Print the listing from its top line through the line containing "y_minor = list(range(250, 5500, 500))", nothing more, and leave out the pictures.

-- Begin DATA EXCERPT --

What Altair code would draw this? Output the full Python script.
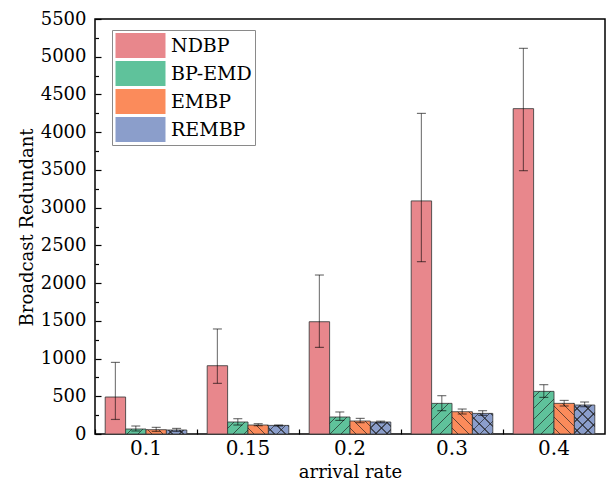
import altair as alt
import pandas as pd

rates = ["0.1", "0.15", "0.2", "0.3", "0.4"]
series = ["NDBP", "BP-EMD", "EMBP", "REMBP"]

ndbp = [490, 905, 1488, 3089, 4312]
ndbp_lo = [193, 671, 1148, 2284, 3490]
ndbp_hi = [949, 1392, 2107, 4249, 5111]

bpemd = [66, 159, 225, 406, 565]
bpemd_lo = [40, 119, 180, 309, 485]
bpemd_hi = [106, 203, 292, 508, 654]

embp = [57, 119, 172, 295, 406]
embp_lo = [34, 110, 150, 265, 371]
embp_hi = [88, 137, 207, 331, 445]

rembp = [53, 114, 159, 273, 384]
rembp_lo = [34, 106, 148, 247, 362]
rembp_hi = [74, 119, 170, 309, 424]

colors = ["#E8878C", "#5FC29B", "#FB8B5B", "#8B9ECB"]
y_major = list(range(0, 5501, 500))
y_minor = list(range(250, 5500, 500))

vals = [ndbp, bpemd, embp, rembp]
los = [ndbp_lo, bpemd_lo, embp_lo, rembp_lo]
his = [ndbp_hi, bpemd_hi, embp_hi, rembp_hi]
rows = []
for i, r in enumerate(rates):
    for j, s in enumerate(series):
        rows.append({"rate": r, "series": s, "val": vals[j][i], "lo": los[j][i], "hi": his[j][i]})
df = pd.DataFrame(rows)

W_PLOT, H_PLOT = 510, 415
FONT = "DejaVu Serif"

# ---- hatch helpers for bars (gradient stripes) ----
PERIOD, LW, L = 11.0, 1.3, 480.0
LINE = "rgba(30,30,30,0.66)"
CLEAR = "rgba(0,0,0,0)"


def js_stops(base, line):
    parts = ["{offset:0,color:'%s'}" % base]
    k = 0
    while True:
        a = (k + 0.5) * PERIOD / L
        b = ((k + 0.5) * PERIOD + LW) / L
        if b >= 1:
            break
        parts += ["{offset:%.5f,color:'%s'}" % (a, base), "{offset:%.5f,color:'%s'}" % (a, line),
                  "{offset:%.5f,color:'%s'}" % (b, line), "{offset:%.5f,color:'%s'}" % (b, base)]
        k += 1
    parts.append("{offset:1,color:'%s'}" % base)
    return "[" + ",".join(parts) + "]"


Wx = "bandwidth('xOffset')"
Hx = "(scale('y',0)-scale('y',datum.val))"
Dx = "(%s*%s+%s*%s)" % (Wx, Wx, Hx, Hx)
clear_stops = js_stops(CLEAR, LINE)
slash_expr = "{gradient:'linear',x1:0,y1:0,x2:%g*%s/%s,y2:%g*%s/%s,stops:%s}" % (L, Wx, Dx, L, Hx, Dx, clear_stops)
back_expr = "{gradient:'linear',x1:0,y1:1,x2:%g*%s/%s,y2:1-%g*%s/%s,stops:%s}" % (L, Wx, Dx, L, Hx, Dx, clear_stops)


# ---- legend swatch shapes: rectangle plus hatch sub-paths (unit coords) ----
def hatch_path(kinds, step=0.4):
    p = "M-1,-0.5L1,-0.5L1,0.5L-1,0.5Z"
    for kind in kinds:
        c = -1.5 + step / 2
        while c < 1.5:
            if kind == "/":   # x + y = c
                xa, ya, xb, yb = c - 0.5, 0.5, c + 0.5, -0.5
                if xa < -1:
                    xa, ya = -1, c + 1
                if xb > 1:
                    xb, yb = 1, c - 1
            else:             # x - y = c
                xa, ya, xb, yb = c - 0.5, -0.5, c + 0.5, 0.5
                if xa < -1:
                    xa, ya = -1, -1 - c
                if xb > 1:
                    xb, yb = 1, 1 - c
            p += "M%.2f,%.2fL%.2f,%.2f" % (xa + 0, ya + 0, xb + 0, yb + 0)
            c += step
    return p.replace("-0.00", "0.00")


RECT = "M-1,-0.5H1V0.5H-1Z"
legend_shapes = ["M-1,-0.5L1,-0.5L1,0.5L-1,0.5Z", hatch_path(["/"]), hatch_path(["\\"]),
                 hatch_path(["/", "\\"])]

xscale = alt.Scale(domain=rates, paddingInner=0, paddingOuter=0)
oscale = alt.Scale(domain=series, paddingInner=0, paddingOuter=0.5)
yscale = alt.Scale(domain=[0, 5500], nice=False, zero=True)


def X(axis):
    return alt.X("rate:N", sort=rates, scale=xscale, axis=axis)


XO = alt.XOffset("series:N", sort=series, scale=oscale)

leg_kw = dict(title=None, orient="none", legendX=17, legendY=11,
              symbolType=RECT, symbolSize=2500, clipHeight=25,
              rowPadding=3, labelFont=FONT, labelFontSize=19, labelOffset=5,
              padding=3, strokeColor="#8a8a8a", fillColor="white",
              symbolStrokeColor="#3a3a3a", symbolStrokeWidth=0.9, labelColor="black",
              symbolOpacity=1, labelLimit=0)

base = alt.Chart(df)

bars = base.mark_bar(stroke="#3c3c3c", strokeWidth=1, strokeOpacity=0.85).encode(
    x=X(alt.Axis(orient="bottom", title="arrival rate", labelFontSize=20, labelAngle=0,
                 ticks=False, tickSize=0, domain=False, labelPadding=4,
                 titleFontSize=18, titleY=43, titleBaseline="alphabetic")),
    xOffset=XO,
    y=alt.Y("val:Q", scale=yscale,
            axis=alt.Axis(orient="left", values=y_major, format="d", title="Broadcast Redundant",
                          labelFontSize=18, ticks=False, tickSize=0, domain=False,
                          labelPadding=9, titleFontSize=18, titleX=-68, titleY=208,
                          titleAngle=270, titleAlign="center", titleBaseline="middle")),
    fill=alt.Fill("series:N", scale=alt.Scale(domain=series, range=colors),
                  legend=alt.Legend(zindex=0, **leg_kw)),
)

hatch1 = base.mark_bar(fill={"expr": slash_expr}, strokeWidth=0).encode(
    x=X(None), xOffset=XO,
    y=alt.Y("val:Q", scale=yscale,
            axis=alt.Axis(orient="right", offset=-W_PLOT, values=y_major, labels=False,
                          domain=False, ticks=True, tickSize=6, tickWidth=1.2,
                          tickColor="black", title=None, grid=False)),
).transform_filter(alt.FieldOneOfPredicate(field="series", oneOf=["BP-EMD", "REMBP"]))

hatch2 = base.mark_bar(fill={"expr": back_expr}, strokeWidth=0).encode(
    x=X(None), xOffset=XO,
    y=alt.Y("val:Q", scale=yscale,
            axis=alt.Axis(orient="right", offset=-W_PLOT, values=y_minor, labels=False,
                          domain=False, ticks=True, tickSize=3.5, tickWidth=1.2,
                          tickColor="black", title=None, grid=False)),
).transform_filter(alt.FieldOneOfPredicate(field="series", oneOf=["EMBP", "REMBP"]))

err = base.mark_rule(color="black", opacity=0.5, strokeWidth=1.2).encode(
    x=X(alt.Axis(orient="top", offset=-H_PLOT, bandPosition=0, labels=False, domain=False,
                 ticks=True, tickSize=5, tickWidth=1.2, tickColor="black", title=None,
                 grid=False)),
    xOffset=XO,
    y=alt.Y("lo:Q", scale=yscale, axis=None),
    y2="hi:Q",
)

cap_hi = base.mark_tick(color="black", opacity=0.55, size=9, thickness=1.2,
                        orient="horizontal").encode(
    x=X(None), xOffset=XO, y=alt.Y("hi:Q", scale=yscale, axis=None))
cap_lo = base.mark_tick(color="black", opacity=0.55, size=9, thickness=1.2,
                        orient="horizontal").encode(
    x=X(None), xOffset=XO, y=alt.Y("lo:Q", scale=yscale, axis=None))

# zero-size points whose legend (drawn above) shows colour + hatched swatch shape
leg2 = alt.Legend(zindex=1, **leg_kw)
legend_layer = base.mark_point(filled=True, size=0, stroke="#3a3a3a", strokeWidth=0.9).encode(
    x=X(None), xOffset=XO, y=alt.Y("val:Q", scale=yscale, axis=None),
    color=alt.Color("series:N", scale=alt.Scale(domain=series, range=colors), legend=leg2),
    shape=alt.Shape("series:N", scale=alt.Scale(domain=series, range=legend_shapes), legend=leg2),
)

chart = alt.layer(bars, hatch1, hatch2, err, cap_hi, cap_lo, legend_layer).resolve_axis(
    x="independent", y="independent"
).properties(
    width=W_PLOT, height=H_PLOT,
    autosize=alt.AutoSizeParams(type="none"),
    padding={"left": 95, "top": 19, "right": 8, "bottom": 48},
).configure_view(
    stroke="black", strokeWidth=1.5
).configure_axis(
    labelFont=FONT, titleFont=FONT, labelColor="black", titleColor="black",
    grid=False, titleFontWeight="normal"
)

chart.save("out.html", embed_options={"renderer": "svg", "actions": False})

-- End DATA EXCERPT --

**SOLUTION**
What Altair code would draw this? Output the full Python script.
import altair as alt
import pandas as pd

rates = ["0.1", "0.15", "0.2", "0.3", "0.4"]
series = ["NDBP", "BP-EMD", "EMBP", "REMBP"]

ndbp = [490, 905, 1488, 3089, 4312]
ndbp_lo = [193, 671, 1148, 2284, 3490]
ndbp_hi = [949, 1392, 2107, 4249, 5111]

bpemd = [66, 159, 225, 406, 565]
bpemd_lo = [40, 119, 180, 309, 485]
bpemd_hi = [106, 203, 292, 508, 654]

embp = [57, 119, 172, 295, 406]
embp_lo = [34, 110, 150, 265, 371]
embp_hi = [88, 137, 207, 331, 445]

rembp = [53, 114, 159, 273, 384]
rembp_lo = [34, 106, 148, 247, 362]
rembp_hi = [74, 119, 170, 309, 424]

colors = ["#E8878C", "#5FC29B", "#FB8B5B", "#8B9ECB"]
y_major = list(range(0, 5501, 500))
y_minor = list(range(250, 5500, 500))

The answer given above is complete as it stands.